From an organism’s perspective, you know are not going to be around for a long period of time so you’ve got to develop strategies to colonize rapidly. You’ve got to grow rapidly, reach sexual maturity and cast your offspring into the deep waters of the ocean so that they can colonize other vent areas. They have to act quickly because their home is likely to be destroyed in short order. Giant tube worms for example reach sexual maturity and spawn within 21 months. You’ve also done DNA studies on the vents. We have conducted a series of genetic studies on both enzymes and the molecular genetics of organisms at a large number of vents throughout the world’s oceans and are starting to get a picture about gene flow and how they effectively move from one area to another.
Does vent life vary from site to site?
Yes, especially when you go to different ocean basins. For example, the organisms associated with vents along the mid-Atlantic ridge are dramatically different than those in the Eastern Pacific. They would have organisms within the same family and sometimes within the same genus, but there would be no shared species between the two ocean basins.
What have your genetic studies said about migration?

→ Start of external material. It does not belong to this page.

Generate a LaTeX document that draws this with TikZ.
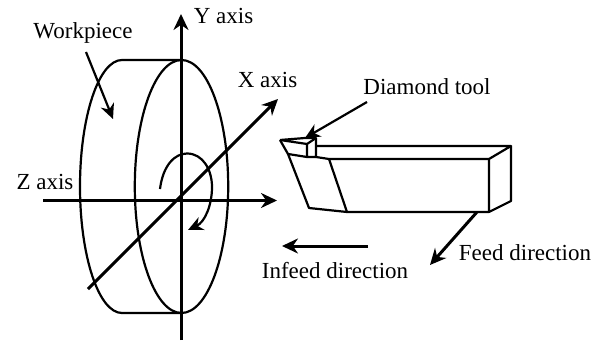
\documentclass[tikz,border=0pt]{standalone}
\usepackage{fontspec}
\setmainfont{Liberation Serif}
\usetikzlibrary{arrows.meta}

\begin{document}
\begin{tikzpicture}[x=1pt, y=-1pt, line join=round,
            label/.style={inner sep=0pt, font=\fontsize{23}{25}\selectfont},
            axisline/.style={line width=3pt, -{Stealth[length=16pt, width=15pt]}},
            pointer/.style={line width=2.2pt, -{Stealth[length=15pt, width=14pt]}},
            outline/.style={line width=2.2pt}]
            \useasboundingbox (0,0) rectangle (605,342);
            % labels
            \node[label] (workpiece) at (83,33) {Workpiece};
            \node[label] (yaxis) at (223.5,16) {Y axis};
            \node[label] (xaxis) at (267.5,80) {X axis};
            \node[label] (zaxis) at (45,182) {Z axis};
            \node[label] (diamond) at (427,87) {Diamond tool};
            \node[label] (feed) at (525,253) {Feed direction};
            \node[label] (infeed) at (335,271) {Infeed direction};
            % axis ends
            \coordinate (ybot) at (181,340);
            \coordinate (ytop) at (181,14);
            \coordinate (zleft) at (43,200.5);
            \coordinate (zright) at (277,200.5);
            \coordinate (xbot) at (88,289);
            \coordinate (xtop) at (278,99);
            % workpiece
            \draw[outline] (181.5,186.5) ellipse [x radius=46.7pt, y radius=126.5pt];
            \draw[outline] (181,60) -- (122,60) .. controls (98.8,60) and (80,116.6) .. (80,186.5)
                .. controls (80,256.4) and (98.8,313) .. (122,313) -- (181,313);
            \draw[axisline] (ybot) -- (ytop);
            \draw[axisline] (zleft) -- (zright);
            \draw[axisline] (xbot) -- (xtop);
            \draw[pointer] (160,189) .. controls (163,165) and (175,153.5) .. (187,153.5)
                .. controls (203,153.5) and (212,170) .. (212,187)
                .. controls (212,205) and (205,222) .. (188,230);
            % tool corners
            \coordinate (tip) at (280,140);
            \coordinate (itop) at (305,138);
            \coordinate (iback) at (316,138);
            \coordinate (ifront) at (307,144);
            \coordinate (ifoot) at (307,157);
            \coordinate (ibackfoot) at (316,157);
            \coordinate (heel) at (288,154);
            \coordinate (a) at (329,159);
            \coordinate (b) at (489,159);
            \coordinate (c) at (511,146);
            \coordinate (d) at (316,146);
            \coordinate (e) at (511,201);
            \coordinate (f) at (489,212);
            \coordinate (g) at (347,212);
            \coordinate (h) at (309,208);
            \draw[outline] (tip) -- (itop) -- (iback) -- (ibackfoot) -- (ifoot) -- (ifront) -- (tip);
            \draw[outline] (ifront) -- (iback);
            \draw[outline] (tip) -- (heel) -- (ifoot);
            \draw[outline] (ibackfoot) -- (a) -- (b) -- (c) -- (d);
            \draw[outline] (c) -- (e) -- (f) -- (b);
            \draw[outline] (f) -- (g) -- (h) -- (heel);
            \draw[outline] (a) -- (g);
            % pointers
            \draw[pointer] (86,52) -- (113,119);
            \draw[pointer] (367,102) -- (305,138);
            \draw[axisline] (477,212) -- (430,265);
            \draw[axisline] (368,246) -- (282,246);
        \end{tikzpicture}
\end{document}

Where there is a continuous ridge system, for example along the East Pacific Rise that extends from the Guaymas Basin up in Mexico down to south of Easter Island, we’ve found the same species of mussel, for example, all the way along the ridge. That’s probably also the case for the giant tube worm and the large white clam as well—the three dominant vent organisms in that system. But as soon as you jump to another Eastern Pacific ridge system like the Juan de Fuca Ridge which separated by a few thousand kilometers of ocean, we find the same genera but different species. Their larvae cannot effectively make the jump from one ridge system to another. Another thing we’ve found from our studies is that within a given vent system, there are organisms that are morphologically just about indistinguishable—a classicist would say they’re the same species—but when you look at them genetically, they’re two distinct species. Their morphology is probably environmentally controlled. Conversely, there are organisms that have a lot of morphological different characteristics that end up being the same species. So there’s a lot of plasticity. There are range of things that appear similar but are different and things that appear but are the same.
Did life on Earth originate at the vents?
That’s one theory but it is a highly controversial. There are convincing arguments on both sides. One of the strongest points of evidence is that some of the isolated microbial forms at the vents occupy the most primitive node on the phylogenetic tree of life indicating they may be associated with the origin of life. You’re working with Kristof to produce a HDTV show on the vents contrasting them with what we may eventually discover on Jupiter’s moon Europa.
Why Europa?
The reason that Europa is so exciting is that A: we know there’s been volcanic activity there and probably still is and B: there is evidence that it has an ice-covered surface. If you’ve got water and volcanic activity, you’ve got the two ingredients that could generate hydrothermal venting similar to Earth’s and ultimately an environment compatible with life. Though as John Delaney [a professor marine geology and geophysics at the University of Washington School of Oceanography] once said, they probably won’t be Klingons.